━━ Information shown ━━

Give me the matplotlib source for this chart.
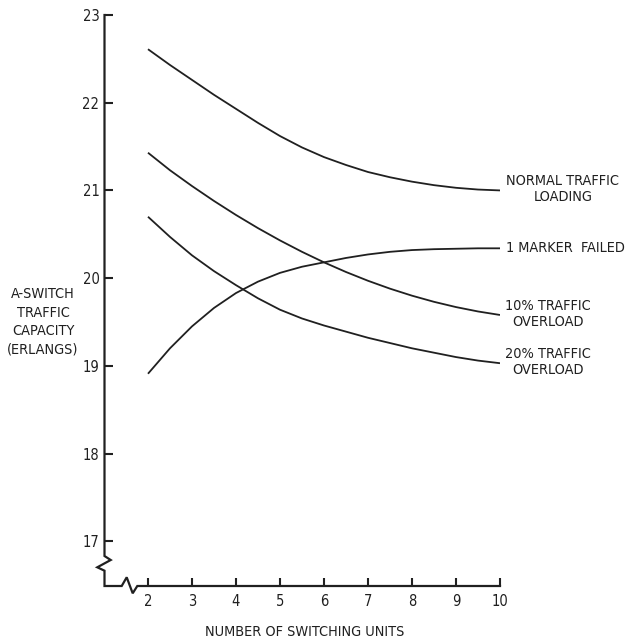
import matplotlib
matplotlib.use("Agg")
import matplotlib.pyplot as plt

units = [2, 2.5, 3, 3.5, 4, 4.5, 5, 5.5, 6, 6.5, 7, 7.5, 8, 8.5, 9, 9.5, 10]
normal = [22.61, 22.43, 22.26, 22.09, 21.93, 21.77, 21.62, 21.49, 21.38, 21.29,
          21.21, 21.15, 21.10, 21.06, 21.03, 21.01, 21.00]
overload10 = [21.43, 21.23, 21.05, 20.88, 20.72, 20.57, 20.43, 20.30, 20.18, 20.07,
              19.97, 19.88, 19.80, 19.73, 19.67, 19.62, 19.58]
overload20 = [20.70, 20.47, 20.26, 20.08, 19.92, 19.77, 19.64, 19.54, 19.46, 19.39,
              19.32, 19.26, 19.20, 19.15, 19.10, 19.06, 19.03]
marker_failed = [18.91, 19.20, 19.45, 19.66, 19.83, 19.96, 20.06, 20.13, 20.18, 20.23,
                 20.27, 20.30, 20.32, 20.33, 20.335, 20.34, 20.34]
yticks = [17, 18, 19, 20, 21, 22, 23]
xticks = [2, 3, 4, 5, 6, 7, 8, 9, 10]

plt.rcParams['font.family'] = ['DejaVu Sans']
INK = "#202020"
TXT = dict(family=['DejaVu Sans'], stretch='condensed')

W, H = 627, 641
fig = plt.figure(figsize=(W / 100, H / 100), dpi=100)
ax0, ax1 = 105, 500
ay0, ay1 = 15, 586
ax = fig.add_axes([ax0 / W, 1 - ay1 / H, (ax1 - ax0) / W, (ay1 - ay0) / H])
ax.set_xlim(1.023, 10)
ax.set_ylim(16.49, 23)

for s in ax.spines.values():
    s.set_visible(False)

lw = 1.3
for ys in (normal, overload10, overload20, marker_failed):
    ax.plot(units, ys, color=INK, lw=lw, solid_capstyle='butt', solid_joinstyle='round')

ax.set_xticks(xticks)
ax.set_yticks(yticks)
ax.tick_params(direction='in', length=6, width=1.5, color=INK, labelcolor=INK,
               labelsize=10.5, pad=4)
ax.tick_params(axis='x', pad=6)
for lab in ax.get_xticklabels() + ax.get_yticklabels():
    lab.set_fontstretch('condensed')

def px2ax(px, py):
    return (px - ax0) / (ax1 - ax0), (ay1 - py) / (ay1 - ay0)

path = [(104.5, 15), (104.5, 556), (110.7, 560), (97.3, 567.3), (104.5, 570.7),
        (104.5, 586), (121.7, 586), (126.7, 577.3), (132.7, 593.3), (137.3, 586),
        (500, 586)]
pts = [px2ax(*p) for p in path]
ax.plot([p[0] for p in pts], [p[1] for p in pts], transform=ax.transAxes,
        color=INK, lw=1.6, clip_on=False, solid_joinstyle='miter')

fs = 10.4
def ftxt(px, py, s, ha='center', va='center', ls=1.25):
    fig.text(px / W, 1 - py / H, s, ha=ha, va=va, fontsize=fs, color=INK,
             linespacing=ls, **TXT)

ftxt(563, 189, "NORMAL TRAFFIC\nLOADING")
ftxt(506, 248, "1 MARKER  FAILED", ha='left')
ftxt(548, 314, "10% TRAFFIC\nOVERLOAD")
ftxt(548, 362, "20% TRAFFIC\nOVERLOAD")
ftxt(43, 322, "A-SWITCH\nTRAFFIC\nCAPACITY\n(ERLANGS)", ls=1.4)
ftxt(305, 632, "NUMBER OF SWITCHING UNITS")

fig.savefig("out.png", dpi=100, facecolor="white")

━━━

**Exercise aim**
Return the listing above word for word, with the pictures removed.

**Correct answer**
Give me the matplotlib source for this chart.
import matplotlib
matplotlib.use("Agg")
import matplotlib.pyplot as plt

units = [2, 2.5, 3, 3.5, 4, 4.5, 5, 5.5, 6, 6.5, 7, 7.5, 8, 8.5, 9, 9.5, 10]
normal = [22.61, 22.43, 22.26, 22.09, 21.93, 21.77, 21.62, 21.49, 21.38, 21.29,
          21.21, 21.15, 21.10, 21.06, 21.03, 21.01, 21.00]
overload10 = [21.43, 21.23, 21.05, 20.88, 20.72, 20.57, 20.43, 20.30, 20.18, 20.07,
              19.97, 19.88, 19.80, 19.73, 19.67, 19.62, 19.58]
overload20 = [20.70, 20.47, 20.26, 20.08, 19.92, 19.77, 19.64, 19.54, 19.46, 19.39,
              19.32, 19.26, 19.20, 19.15, 19.10, 19.06, 19.03]
marker_failed = [18.91, 19.20, 19.45, 19.66, 19.83, 19.96, 20.06, 20.13, 20.18, 20.23,
                 20.27, 20.30, 20.32, 20.33, 20.335, 20.34, 20.34]
yticks = [17, 18, 19, 20, 21, 22, 23]
xticks = [2, 3, 4, 5, 6, 7, 8, 9, 10]

plt.rcParams['font.family'] = ['DejaVu Sans']
INK = "#202020"
TXT = dict(family=['DejaVu Sans'], stretch='condensed')

W, H = 627, 641
fig = plt.figure(figsize=(W / 100, H / 100), dpi=100)
ax0, ax1 = 105, 500
ay0, ay1 = 15, 586
ax = fig.add_axes([ax0 / W, 1 - ay1 / H, (ax1 - ax0) / W, (ay1 - ay0) / H])
ax.set_xlim(1.023, 10)
ax.set_ylim(16.49, 23)

for s in ax.spines.values():
    s.set_visible(False)

lw = 1.3
for ys in (normal, overload10, overload20, marker_failed):
    ax.plot(units, ys, color=INK, lw=lw, solid_capstyle='butt', solid_joinstyle='round')

ax.set_xticks(xticks)
ax.set_yticks(yticks)
ax.tick_params(direction='in', length=6, width=1.5, color=INK, labelcolor=INK,
               labelsize=10.5, pad=4)
ax.tick_params(axis='x', pad=6)
for lab in ax.get_xticklabels() + ax.get_yticklabels():
    lab.set_fontstretch('condensed')

def px2ax(px, py):
    return (px - ax0) / (ax1 - ax0), (ay1 - py) / (ay1 - ay0)

path = [(104.5, 15), (104.5, 556), (110.7, 560), (97.3, 567.3), (104.5, 570.7),
        (104.5, 586), (121.7, 586), (126.7, 577.3), (132.7, 593.3), (137.3, 586),
        (500, 586)]
pts = [px2ax(*p) for p in path]
ax.plot([p[0] for p in pts], [p[1] for p in pts], transform=ax.transAxes,
        color=INK, lw=1.6, clip_on=False, solid_joinstyle='miter')

fs = 10.4
def ftxt(px, py, s, ha='center', va='center', ls=1.25):
    fig.text(px / W, 1 - py / H, s, ha=ha, va=va, fontsize=fs, color=INK,
             linespacing=ls, **TXT)

ftxt(563, 189, "NORMAL TRAFFIC\nLOADING")
ftxt(506, 248, "1 MARKER  FAILED", ha='left')
ftxt(548, 314, "10% TRAFFIC\nOVERLOAD")
ftxt(548, 362, "20% TRAFFIC\nOVERLOAD")
ftxt(43, 322, "A-SWITCH\nTRAFFIC\nCAPACITY\n(ERLANGS)", ls=1.4)
ftxt(305, 632, "NUMBER OF SWITCHING UNITS")

fig.savefig("out.png", dpi=100, facecolor="white")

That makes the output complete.